Given exercise —
In the entries below, count every line with the word "that". Return only the count.

Task material —
-- -- --

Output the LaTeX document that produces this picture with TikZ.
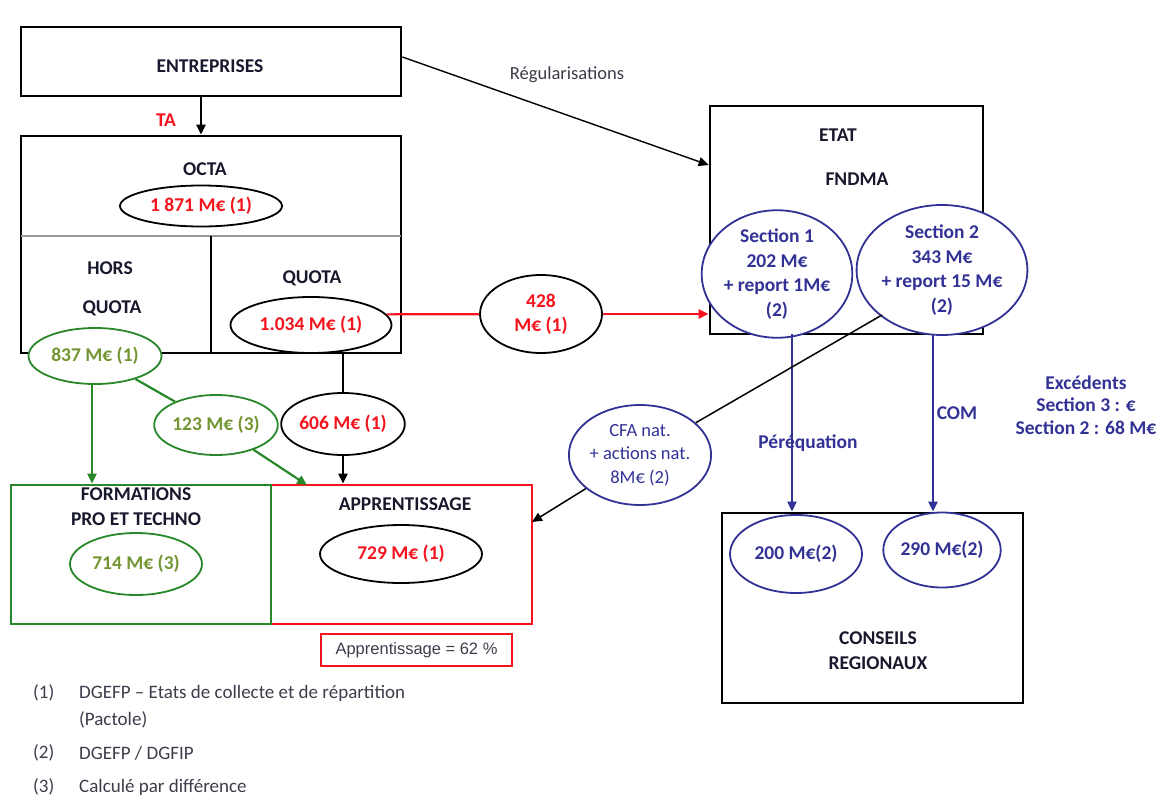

-- -- --

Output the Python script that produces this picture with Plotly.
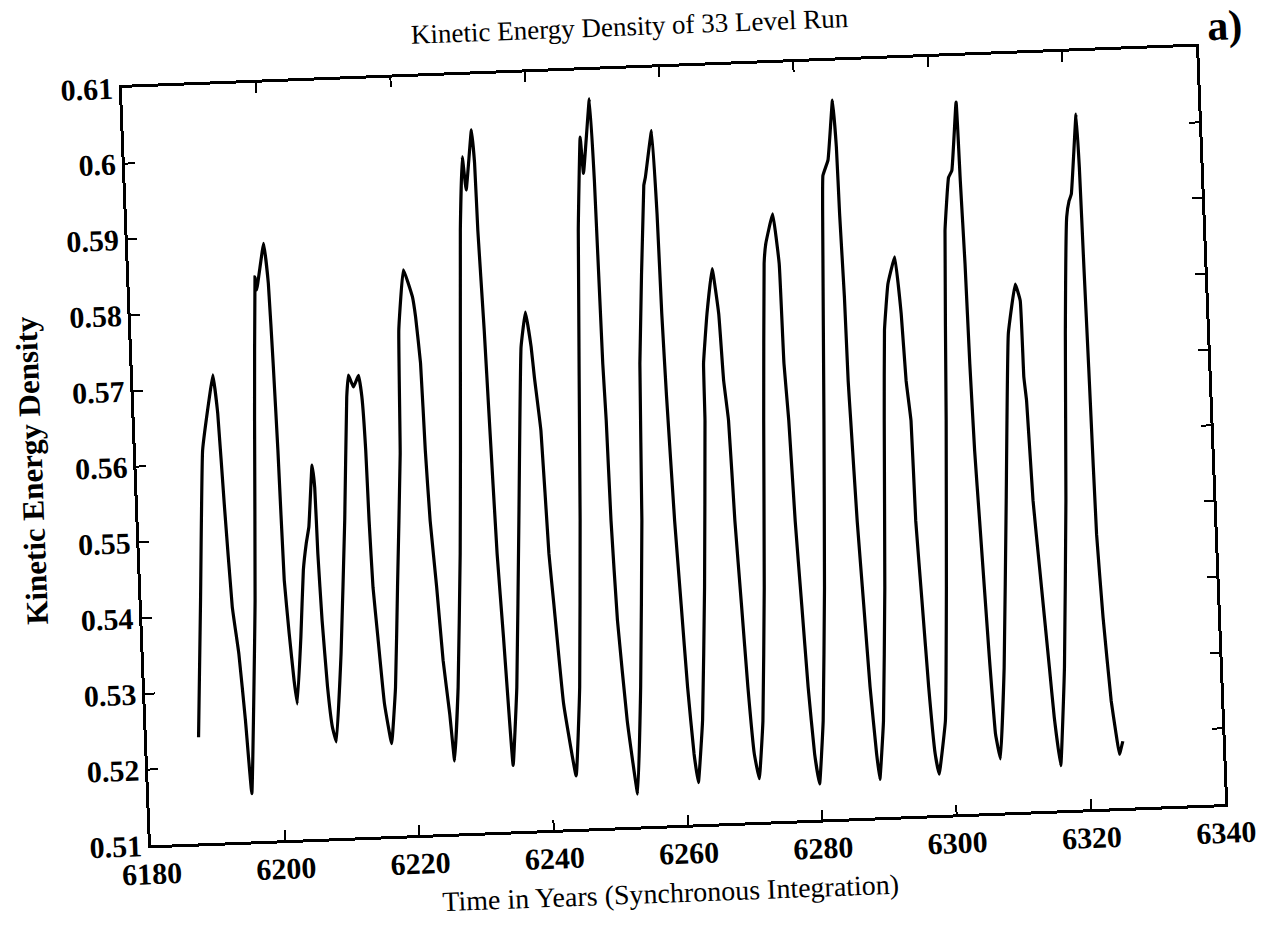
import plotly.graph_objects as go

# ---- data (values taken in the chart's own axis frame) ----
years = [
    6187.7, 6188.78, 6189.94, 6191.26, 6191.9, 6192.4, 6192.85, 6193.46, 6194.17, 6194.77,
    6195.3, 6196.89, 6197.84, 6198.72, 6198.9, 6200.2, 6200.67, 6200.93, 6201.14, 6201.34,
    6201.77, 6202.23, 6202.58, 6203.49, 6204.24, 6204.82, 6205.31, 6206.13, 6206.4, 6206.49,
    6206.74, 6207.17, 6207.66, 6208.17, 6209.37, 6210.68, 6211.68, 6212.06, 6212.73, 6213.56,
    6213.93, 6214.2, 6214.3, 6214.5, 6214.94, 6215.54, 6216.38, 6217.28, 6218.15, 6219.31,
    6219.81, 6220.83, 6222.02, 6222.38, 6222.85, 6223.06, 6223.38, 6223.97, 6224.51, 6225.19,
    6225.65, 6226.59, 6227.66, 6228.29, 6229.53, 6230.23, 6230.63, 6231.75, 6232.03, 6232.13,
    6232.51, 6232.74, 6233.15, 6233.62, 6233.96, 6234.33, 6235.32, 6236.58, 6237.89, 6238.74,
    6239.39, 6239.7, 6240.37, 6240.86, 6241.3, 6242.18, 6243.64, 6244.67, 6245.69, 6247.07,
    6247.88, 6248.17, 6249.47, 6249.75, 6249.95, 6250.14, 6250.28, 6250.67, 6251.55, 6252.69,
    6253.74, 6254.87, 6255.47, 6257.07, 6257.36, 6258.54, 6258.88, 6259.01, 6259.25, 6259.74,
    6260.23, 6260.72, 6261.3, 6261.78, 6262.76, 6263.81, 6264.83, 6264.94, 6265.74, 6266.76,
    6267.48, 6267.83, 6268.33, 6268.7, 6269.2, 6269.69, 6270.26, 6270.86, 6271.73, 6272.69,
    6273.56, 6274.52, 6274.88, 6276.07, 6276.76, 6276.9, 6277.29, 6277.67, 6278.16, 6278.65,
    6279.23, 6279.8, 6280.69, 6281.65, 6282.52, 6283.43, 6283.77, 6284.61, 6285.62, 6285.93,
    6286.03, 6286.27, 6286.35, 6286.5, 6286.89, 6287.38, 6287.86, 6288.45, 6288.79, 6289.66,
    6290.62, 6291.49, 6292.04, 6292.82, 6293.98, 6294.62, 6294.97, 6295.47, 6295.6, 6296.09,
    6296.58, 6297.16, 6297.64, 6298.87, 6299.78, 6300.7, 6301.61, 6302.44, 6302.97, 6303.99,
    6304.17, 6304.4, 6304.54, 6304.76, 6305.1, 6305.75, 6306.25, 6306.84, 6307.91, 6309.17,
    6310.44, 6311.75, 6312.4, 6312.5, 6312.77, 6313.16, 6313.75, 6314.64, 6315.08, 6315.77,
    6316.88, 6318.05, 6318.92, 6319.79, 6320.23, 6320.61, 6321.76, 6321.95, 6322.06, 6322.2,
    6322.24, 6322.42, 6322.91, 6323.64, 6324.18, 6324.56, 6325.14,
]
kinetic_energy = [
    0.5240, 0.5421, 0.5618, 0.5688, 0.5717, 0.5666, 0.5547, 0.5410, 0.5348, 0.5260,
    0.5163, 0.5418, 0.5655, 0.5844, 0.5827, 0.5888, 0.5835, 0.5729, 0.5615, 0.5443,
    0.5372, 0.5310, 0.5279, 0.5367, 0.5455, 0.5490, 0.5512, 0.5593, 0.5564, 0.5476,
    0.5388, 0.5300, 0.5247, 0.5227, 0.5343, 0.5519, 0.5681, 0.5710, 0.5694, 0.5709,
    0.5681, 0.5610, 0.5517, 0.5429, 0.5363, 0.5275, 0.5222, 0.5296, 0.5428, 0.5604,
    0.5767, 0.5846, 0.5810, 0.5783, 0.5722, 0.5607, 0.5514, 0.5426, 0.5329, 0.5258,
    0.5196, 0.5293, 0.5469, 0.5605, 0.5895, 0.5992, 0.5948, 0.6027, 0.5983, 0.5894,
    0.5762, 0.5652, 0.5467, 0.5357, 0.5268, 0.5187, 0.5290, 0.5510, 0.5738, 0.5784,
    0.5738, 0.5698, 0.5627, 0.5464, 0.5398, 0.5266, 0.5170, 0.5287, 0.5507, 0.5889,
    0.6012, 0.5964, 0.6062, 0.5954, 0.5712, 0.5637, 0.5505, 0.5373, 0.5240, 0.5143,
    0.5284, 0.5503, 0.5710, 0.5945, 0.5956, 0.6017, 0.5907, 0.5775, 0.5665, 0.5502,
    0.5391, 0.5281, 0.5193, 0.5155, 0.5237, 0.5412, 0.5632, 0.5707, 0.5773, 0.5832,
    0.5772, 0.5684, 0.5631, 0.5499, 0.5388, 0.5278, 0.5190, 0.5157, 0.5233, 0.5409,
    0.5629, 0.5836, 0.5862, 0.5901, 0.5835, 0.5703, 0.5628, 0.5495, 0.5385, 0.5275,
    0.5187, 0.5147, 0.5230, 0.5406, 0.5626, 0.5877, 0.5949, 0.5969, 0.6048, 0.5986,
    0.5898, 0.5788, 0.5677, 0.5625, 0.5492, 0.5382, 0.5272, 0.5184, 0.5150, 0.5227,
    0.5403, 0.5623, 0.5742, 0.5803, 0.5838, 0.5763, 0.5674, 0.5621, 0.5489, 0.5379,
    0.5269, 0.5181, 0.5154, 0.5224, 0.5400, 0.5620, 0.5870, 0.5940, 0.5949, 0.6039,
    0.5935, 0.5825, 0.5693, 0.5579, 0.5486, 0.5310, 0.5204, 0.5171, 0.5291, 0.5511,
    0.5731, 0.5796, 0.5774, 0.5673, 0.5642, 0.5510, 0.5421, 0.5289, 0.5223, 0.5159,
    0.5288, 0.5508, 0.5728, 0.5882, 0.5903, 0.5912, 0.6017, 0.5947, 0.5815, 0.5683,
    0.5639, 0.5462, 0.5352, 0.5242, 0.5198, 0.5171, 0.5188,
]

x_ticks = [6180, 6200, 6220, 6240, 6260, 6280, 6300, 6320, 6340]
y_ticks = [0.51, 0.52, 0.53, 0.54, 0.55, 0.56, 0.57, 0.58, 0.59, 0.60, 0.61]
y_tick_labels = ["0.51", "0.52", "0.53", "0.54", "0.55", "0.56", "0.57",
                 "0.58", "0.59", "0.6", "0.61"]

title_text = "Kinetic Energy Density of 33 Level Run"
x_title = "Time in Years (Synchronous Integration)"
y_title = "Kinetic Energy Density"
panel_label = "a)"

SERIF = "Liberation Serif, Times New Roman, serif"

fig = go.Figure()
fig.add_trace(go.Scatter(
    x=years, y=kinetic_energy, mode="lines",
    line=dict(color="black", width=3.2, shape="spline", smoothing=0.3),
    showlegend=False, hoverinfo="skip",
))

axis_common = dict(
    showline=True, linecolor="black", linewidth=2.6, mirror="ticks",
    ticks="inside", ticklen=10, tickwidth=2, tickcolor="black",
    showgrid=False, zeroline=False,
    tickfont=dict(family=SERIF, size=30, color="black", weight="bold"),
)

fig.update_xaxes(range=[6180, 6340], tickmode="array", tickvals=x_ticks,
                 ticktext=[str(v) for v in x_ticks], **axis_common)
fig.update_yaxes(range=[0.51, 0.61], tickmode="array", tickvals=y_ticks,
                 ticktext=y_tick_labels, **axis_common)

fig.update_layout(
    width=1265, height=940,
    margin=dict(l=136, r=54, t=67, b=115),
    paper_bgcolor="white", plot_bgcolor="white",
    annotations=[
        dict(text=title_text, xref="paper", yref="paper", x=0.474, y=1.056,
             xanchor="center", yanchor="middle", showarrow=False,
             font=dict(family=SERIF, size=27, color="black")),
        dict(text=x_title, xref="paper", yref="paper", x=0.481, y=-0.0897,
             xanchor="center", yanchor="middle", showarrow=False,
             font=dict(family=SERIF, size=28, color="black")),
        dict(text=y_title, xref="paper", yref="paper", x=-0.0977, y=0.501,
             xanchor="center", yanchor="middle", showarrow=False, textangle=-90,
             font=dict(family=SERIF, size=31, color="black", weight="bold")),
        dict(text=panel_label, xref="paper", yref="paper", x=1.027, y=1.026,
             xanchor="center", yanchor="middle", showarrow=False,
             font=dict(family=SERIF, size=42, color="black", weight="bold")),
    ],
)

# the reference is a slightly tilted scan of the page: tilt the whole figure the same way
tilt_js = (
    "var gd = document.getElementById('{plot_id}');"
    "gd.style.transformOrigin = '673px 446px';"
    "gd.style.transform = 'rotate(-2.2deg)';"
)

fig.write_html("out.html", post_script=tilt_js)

-- -- --

Reply —
2